Bio beware

Elvis Perkins clears up his cloudy ballads
By REYAN ALI  |  November 24, 2009

0911_elvis_main
KEEPING IT SIMPLE “I’m not sure of the worth of making up characters outside of the self,” says Perkins (second from left), “when the self is all that I can pretend to know.”

Elvis Perkins has got a backstory on him. He's the son of actor Anthony Perkins (most famous for Norman Bates in Psycho) and photographer/actress Berry Berenson; he's named in tribute to the King; as a kid he took guitar lessons from the Knack's original bassist. It's also a story rich in tragedy: Anthony Perkins died from AIDS-related pneumonia in 1992, and Berenson was on American Airlines Flight 11 on 9/11.

Perkins would ask that you put all these details aside. Plenty have already tried to dissect the knotted lyrics of his delicate ballads in light of what they know about his personal life. "I don't think that's helpful," he cautions listeners doubling as analysts. "There's all sorts of static everywhere getting in the way of our perception of anything."

Once a solo player and now captain of a collective dubbed Elvis Perkins in Dearland, the singer-songwriter offsets his tangled tales with an uncomplicated music, eschewing blunt emotional exposition in favor of curious characters in curiouser situations. "Emile's Vietnam in the Sky" opens with Jean Cocteau "covered in butter"; in "Shampoo," a "little sweeper boy" goes about his duties before the track assigns objects to colors ("Yellow is the color of the sun/Black is the color of a strangled rainbow"). Most confounding of all is "All the Night Without Love," a song made oddly tender by lines like " 'Touch me,' the graphic reads/On the magnetic athletic insole."

"I'm sometimes wary of putting too many direct feelings into a song," Perkins admits, adding, "I'm not sure of the worth of that, or of making up characters outside of the self, when the self is all that I can pretend to know."

His objections notwithstanding, discussions of 2007's Ash Wednesday frequently represented that solo debut as grim and woebegone. He and his band gave 2008's Elvis Perkins in Dearland a more uplifting sound, one lush with horns, harmoniums, and organs. "I'm inspired by the notion of doing good, or making some sort of successful communication. Most of the time we feel like products, like we're not alive in the first place. It's possible to bring some vitality back through song."

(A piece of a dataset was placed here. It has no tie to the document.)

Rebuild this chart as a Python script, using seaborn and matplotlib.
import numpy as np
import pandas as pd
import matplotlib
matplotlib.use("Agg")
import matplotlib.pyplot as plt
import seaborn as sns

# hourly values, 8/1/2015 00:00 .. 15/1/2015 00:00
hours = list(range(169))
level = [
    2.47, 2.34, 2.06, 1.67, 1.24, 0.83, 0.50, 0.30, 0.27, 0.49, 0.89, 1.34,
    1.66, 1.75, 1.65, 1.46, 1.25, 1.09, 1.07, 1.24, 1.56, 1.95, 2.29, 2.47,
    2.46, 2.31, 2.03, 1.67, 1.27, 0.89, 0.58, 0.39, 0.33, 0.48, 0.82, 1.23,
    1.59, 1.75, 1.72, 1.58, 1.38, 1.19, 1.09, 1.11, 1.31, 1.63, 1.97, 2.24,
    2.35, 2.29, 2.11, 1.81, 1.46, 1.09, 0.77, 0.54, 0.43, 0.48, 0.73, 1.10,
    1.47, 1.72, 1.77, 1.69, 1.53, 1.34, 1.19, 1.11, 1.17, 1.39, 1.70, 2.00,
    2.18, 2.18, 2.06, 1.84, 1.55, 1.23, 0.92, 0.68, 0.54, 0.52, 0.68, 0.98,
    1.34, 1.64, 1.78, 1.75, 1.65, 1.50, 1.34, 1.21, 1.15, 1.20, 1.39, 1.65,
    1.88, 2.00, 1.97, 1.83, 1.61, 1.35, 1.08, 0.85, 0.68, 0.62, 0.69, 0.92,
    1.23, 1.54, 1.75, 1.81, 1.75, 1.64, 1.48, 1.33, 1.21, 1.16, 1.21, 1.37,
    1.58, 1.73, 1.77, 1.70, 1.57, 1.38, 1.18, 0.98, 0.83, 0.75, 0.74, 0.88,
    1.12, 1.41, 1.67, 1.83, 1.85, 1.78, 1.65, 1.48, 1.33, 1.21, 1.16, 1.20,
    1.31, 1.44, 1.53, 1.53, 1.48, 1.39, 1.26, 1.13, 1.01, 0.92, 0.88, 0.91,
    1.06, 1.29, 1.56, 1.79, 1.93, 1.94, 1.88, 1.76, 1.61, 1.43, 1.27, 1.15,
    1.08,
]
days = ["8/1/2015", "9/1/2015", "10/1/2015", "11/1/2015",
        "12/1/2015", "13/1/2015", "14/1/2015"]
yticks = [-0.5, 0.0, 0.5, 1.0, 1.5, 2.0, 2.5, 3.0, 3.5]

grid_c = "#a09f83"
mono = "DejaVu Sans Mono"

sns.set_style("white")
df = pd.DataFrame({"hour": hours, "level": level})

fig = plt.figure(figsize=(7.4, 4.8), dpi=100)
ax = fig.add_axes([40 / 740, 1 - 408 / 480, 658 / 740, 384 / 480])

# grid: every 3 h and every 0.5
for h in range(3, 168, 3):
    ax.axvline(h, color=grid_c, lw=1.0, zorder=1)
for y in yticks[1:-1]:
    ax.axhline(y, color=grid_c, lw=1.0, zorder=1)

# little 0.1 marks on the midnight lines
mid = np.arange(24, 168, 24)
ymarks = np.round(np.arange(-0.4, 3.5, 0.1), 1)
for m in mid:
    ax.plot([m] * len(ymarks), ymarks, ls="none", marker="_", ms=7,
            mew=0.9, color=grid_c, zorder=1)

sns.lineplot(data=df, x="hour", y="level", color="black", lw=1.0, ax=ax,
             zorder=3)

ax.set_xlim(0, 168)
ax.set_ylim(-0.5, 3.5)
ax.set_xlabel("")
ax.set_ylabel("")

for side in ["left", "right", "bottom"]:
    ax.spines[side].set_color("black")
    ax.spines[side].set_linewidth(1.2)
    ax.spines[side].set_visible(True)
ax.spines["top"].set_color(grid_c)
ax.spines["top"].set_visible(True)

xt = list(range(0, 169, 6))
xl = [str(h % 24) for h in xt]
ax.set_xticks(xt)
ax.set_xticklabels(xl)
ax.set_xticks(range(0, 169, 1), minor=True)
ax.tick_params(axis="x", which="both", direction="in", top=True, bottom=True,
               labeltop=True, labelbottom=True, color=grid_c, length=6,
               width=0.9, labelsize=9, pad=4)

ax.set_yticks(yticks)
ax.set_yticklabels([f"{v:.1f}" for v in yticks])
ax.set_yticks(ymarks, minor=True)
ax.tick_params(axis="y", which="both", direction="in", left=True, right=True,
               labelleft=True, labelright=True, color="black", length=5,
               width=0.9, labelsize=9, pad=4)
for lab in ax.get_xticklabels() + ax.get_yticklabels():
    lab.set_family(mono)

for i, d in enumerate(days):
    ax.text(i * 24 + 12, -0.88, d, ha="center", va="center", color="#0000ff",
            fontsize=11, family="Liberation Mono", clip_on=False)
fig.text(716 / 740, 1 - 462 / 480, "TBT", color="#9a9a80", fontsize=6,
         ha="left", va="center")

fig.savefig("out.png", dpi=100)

Two common and interlinked motifs in Perkins's lyrics are sleep and dreams, both enhancing the often æthereal cast of the music. Ash Wednesday included "Sleep Sandwich" and the majestic "While You Were Sleeping"; Dearland offers stray allusions like "I don't mind if you dream out loud" (from "Hey"). He explains, "A crazy and lonely reality has been erected around us and was built before we arrived here. Oftentimes, it seems it's not the place to be. Through our addictions, hobbies, lottery tickets, celebrity watching, and movies, we're trying to get out of here. The pure and simple way available to all of us — a place where we experience release from the elaborate cage we've constructed — occurs in the dream realms."